The Bible has much to say about our posture in worship. This can be seen in two specific points:
I. The meanings of the two words, translated most often in Scripture as “worship” in both the Old and New Testament, refer to posture.
The Hebrew verb shacah in the Old Testament means to become low or to bow down as an act of reverence. It depicts a physical act that symbolizes what we do when we worship—showing reverence to God, acknowledging Him as the Most High, humbling ourselves, making ourselves low—in His presence. The term describes the worship of Israel at the dedication of Solomon’s Temple:
When Solomon had finished praying, fire came down from heaven and consumed the burnt offering and the sacrifices; and the glory of the Lord filled the temple. And the priests could not enter the house of the Lord, because the glory of the Lord had filled the Lord’s house. When all the children of Israel saw how the fire came down, and the glory of the Lord on the temple, they bowed their faces to the ground on the pavement, and worshiped and praised the Lord, saying: “For He is good, for His mercy endures forever” (2 Chronicles 7:1-3).
And in the psalms:
Oh come, let us worship and bow down;
Let us kneel before the LORD our Maker.
In the New Testament proskuneo is the Greek term most often translated “worship.” It has a similar meaning: to bow down, become low or kiss toward.

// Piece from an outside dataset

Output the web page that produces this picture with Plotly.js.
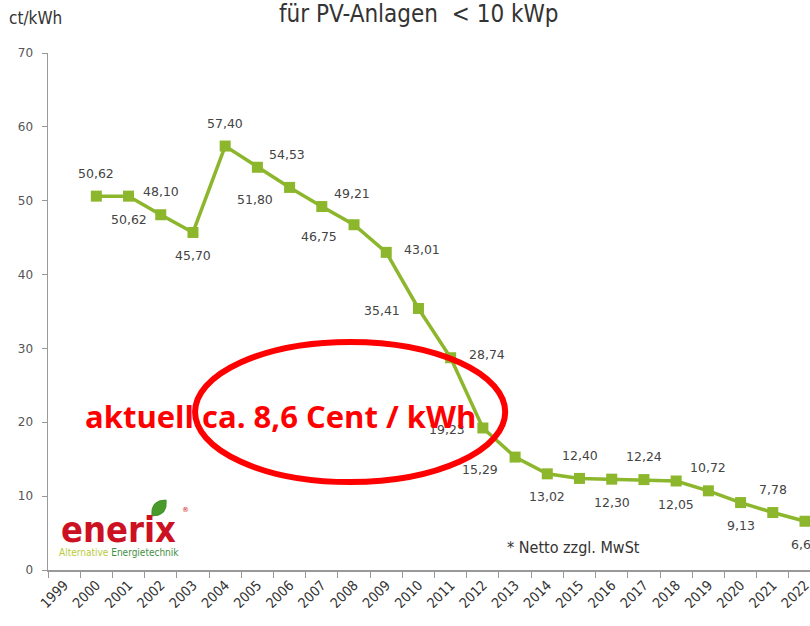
<!DOCTYPE html>
<html>
<head>
<meta charset="utf-8">
<script src="https://cdn.plot.ly/plotly-3.0.1.min.js"></script>
<style>html,body{margin:0;padding:0;background:#fff;}#chart{width:810px;height:626px;}</style>
</head>
<body>
<div id="chart"></div>
<script>
// Jahre (Achsenbeschriftung) und Werte
var years = [1999,2000,2001,2002,2003,2004,2005,2006,2007,2008,2009,2010,2011,2012,2013,2014,2015,2016,2017,2018,2019,2020,2021,2022];
var dataYears = [2000,2001,2002,2003,2004,2005,2006,2007,2008,2009,2010,2011,2012,2013,2014,2015,2016,2017,2018,2019,2020,2021,2022];
var verguetung = [50.62,50.62,48.10,45.70,57.40,54.53,51.80,49.21,46.75,43.01,35.41,28.74,19.23,15.29,13.02,12.40,12.30,12.24,12.05,10.72,9.13,7.78,6.6];
var labelPlacement = ['above','below','above','below','above','aboveRight','belowLeft','aboveRight','belowLeft','right','left','right','left','belowLeft','below','above','below','above','below','above','below','above','below'];
var yTicks = [0,10,20,30,40,50,60,70];

var shifts = {
  above:[0,23], below:[0,-23], aboveRight:[30,13], belowLeft:[-35,-12], right:[36,3], left:[-36,-2]
};
var boundaries = years.map(function(y){return y-0.5;});

var green = '#8cb62b';
var trace = {
  x: dataYears, y: verguetung, type:'scatter', mode:'lines+markers',
  line:{color:green, width:3.5},
  marker:{symbol:'square', size:11, color:green},
  cliponaxis:false, hoverinfo:'skip'
};

var labelFont = {family:'DejaVu Sans, Verdana, sans-serif', size:12.5, color:'#444'};
var annotations = dataYears.map(function(yr,i){
  var s = shifts[labelPlacement[i]];
  return {x:yr, y:verguetung[i], xref:'x', yref:'y', xanchor:'center', yanchor:'middle',
    text:verguetung[i].toFixed(2).replace('.',','),
    showarrow:false, xshift:s[0], yshift:s[1], font:labelFont};
});

var narrow = 'Liberation Sans Narrow, DejaVu Sans Condensed, Arial Narrow, sans-serif';
function paperNote(x,y,text,font){
  return {xref:'paper', yref:'paper', x:x, y:y, xanchor:'center', yanchor:'middle', text:text, showarrow:false, font:font};
}
annotations.push(
  paperNote(0.487, 1.075, 'für PV-Anlagen  &lt; 10 kWp', {family:narrow, size:24, color:'#333'}),
  paperNote(-0.017, 1.068, 'ct/kWh', {family:narrow, size:17, color:'#333'}),
  paperNote(0.689, 0.043, '* Netto zzgl. MwSt', {family:narrow, size:16, color:'#333'}),
  paperNote(0.093, 0.079, '<b>enerix</b>', {family:narrow, size:36, color:'#cc1122'}),
  paperNote(0.181, 0.116, '®', {family:'DejaVu Sans, sans-serif', size:7, color:'#cc1122'}),
  paperNote(0.093, 0.033, '<span style="color:#b8c93a">Alternative </span><span style="color:#3f8f3f">Energietechnik</span>', {family:narrow, size:10, color:'#3f8f3f'}),
  paperNote(0.305, 0.297, '<b>aktuell ca. 8,6 Cent / kWh</b>', {family:'Open Sans, DejaVu Sans, sans-serif', size:31, color:'#ff0000'})
);

var shapes = [
  {type:'circle', xref:'paper', yref:'paper', x0:0.193, x1:0.600, y0:0.170, y1:0.441,
   line:{color:'#ff0000', width:6}},
  {type:'path', xref:'paper', yref:'paper',
   path:'M 0.1365 0.1044 Q 0.1339 0.1354 0.1549 0.1354 Q 0.1575 0.1044 0.1365 0.1044 Z',
   fillcolor:'#4a9a2a', line:{color:'#3f8f2a', width:1}}
];

var layout = {
  width:810, height:626,
  margin:{l:48, r:0, t:53, b:56},
  paper_bgcolor:'#fff', plot_bgcolor:'#fff',
  showlegend:false,
  xaxis:{type:'linear', range:[1998.5,2022.155],
    tickvals:years, ticktext:years.map(String), ticks:'', ticklen:0,
    minor:{tickvals:boundaries, ticks:'outside', ticklen:6, tickcolor:'#999', tickwidth:1, showgrid:false},
    showline:true, linecolor:'#999', linewidth:1.5, showgrid:false, zeroline:false,
    ticklabeloverflow:'allow',
    tickangle:-45, tickfont:{family:narrow, size:14, color:'#333'}, fixedrange:true},
  yaxis:{range:[0,70], tickvals:yTicks, ticks:'outside', ticklen:5, tickcolor:'#999',
    showline:true, linecolor:'#999', linewidth:1.5, showgrid:false, zeroline:false,
    tickfont:{family:'DejaVu Sans, Verdana, sans-serif', size:12, color:'#555'}, ticklabelstandoff:6, fixedrange:true},
  annotations:annotations,
  shapes:shapes
};

Plotly.newPlot('chart', [trace], layout, {displayModeBar:false, staticPlot:true});
</script>
</body>
</html>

It is the verb used when the wisemen came to Bethlehem to see Jesus after seeing His star in the East.
And when they had come into the house, they saw the young Child with Mary His mother, and fell down and worshiped Him. And when they had opened their treasures, they presented gifts to Him: gold, frankincense, and myrrh (Matthew 2:11).
This is the term used in Matthew 4 when Satan tempted Jesus:
And he said to Him, “All these things I will give You if You will fall down and worship me.” Then Jesus said to him, “Away with you, Satan! For it is written, ‘You shall worship the LORD your God, and Him only you shall serve’” (Matthew 4:9–10).
It is the verb used after the resurrection when Jesus greets the women near the empty tomb:
And as they went to tell His disciples, behold, Jesus met them, saying, “Rejoice!” So they came and held Him by the feet and worshiped Him (Matthew 28:9).
And before His ascension into heaven when His disciples worshipped Him:
Then the eleven disciples went away into Galilee, to the mountain which Jesus had appointed for them. When they saw Him, they worshiped Him; but some doubted (Matthew 28:16–17).
It describes the worship of the church on earth. Paul speaks of an unbeliever coming into a worship service and being convinced that God is truly present. He says of the unbeliever:
And thus the secrets of his heart are revealed; and so, falling down on his face, he will worship God and report that God is truly among you (1 Corinthians 14:25).
This is a physical expression of worship—not just bowing down to God in the heart, but bowing down with the body.
Proskuneo describes the worship in heaven as well:
The twenty-four elders fall down before Him who sits on the throne and worship Him who lives forever and ever, and cast their crowns before the throne (Revelation 4:10).
It is the word (both noun and verb) used five times in John 4:20–24 where Jesus teaches:
But the hour is coming, and now is, when the true worshipers will worship the Father in spirit and truth; for the Father is seeking such to worship Him. God is Spirit, and those who worship Him must worship in spirit and truth.”
Some have interpreted Jesus’ words here to mean that God is only concerned about our spirit in worship—only interested in what is happening on the inside—the externals are of no importance or consequence.
I submit to you that this is a misinterpretation of these verses. Jesus was not teaching here that the body no longer mattered. He was teaching that our worship must be alive in the power of the Spirit and informed and in submission to the authority of His Word.
Truth must first be received and understood and grasped by the heart, but when truth grips us—when it really matters to us—when it really affects us—it will be borne out—visibly displayed—made apparent and lived out in our bodies.
What does it look like when we worship God? What should it look like? What affect should truth have on our physical expression—on our countenance—if we really get it? When we look into God’s Word, we see that He has much to say concerning our posture and expression in worship. He is concerned not only with what we are communicating directly to Him on the inside in our hearts—but also what we are communicating on the outside to those around us.
God alone is worthy of our worship. He alone is Most High. And we are to express our worship to Him in both body and heart. So how then can we know what is appropriate and fitting as we physically express our devotion to God in worship? Here the Scripture gives us a wealth of information.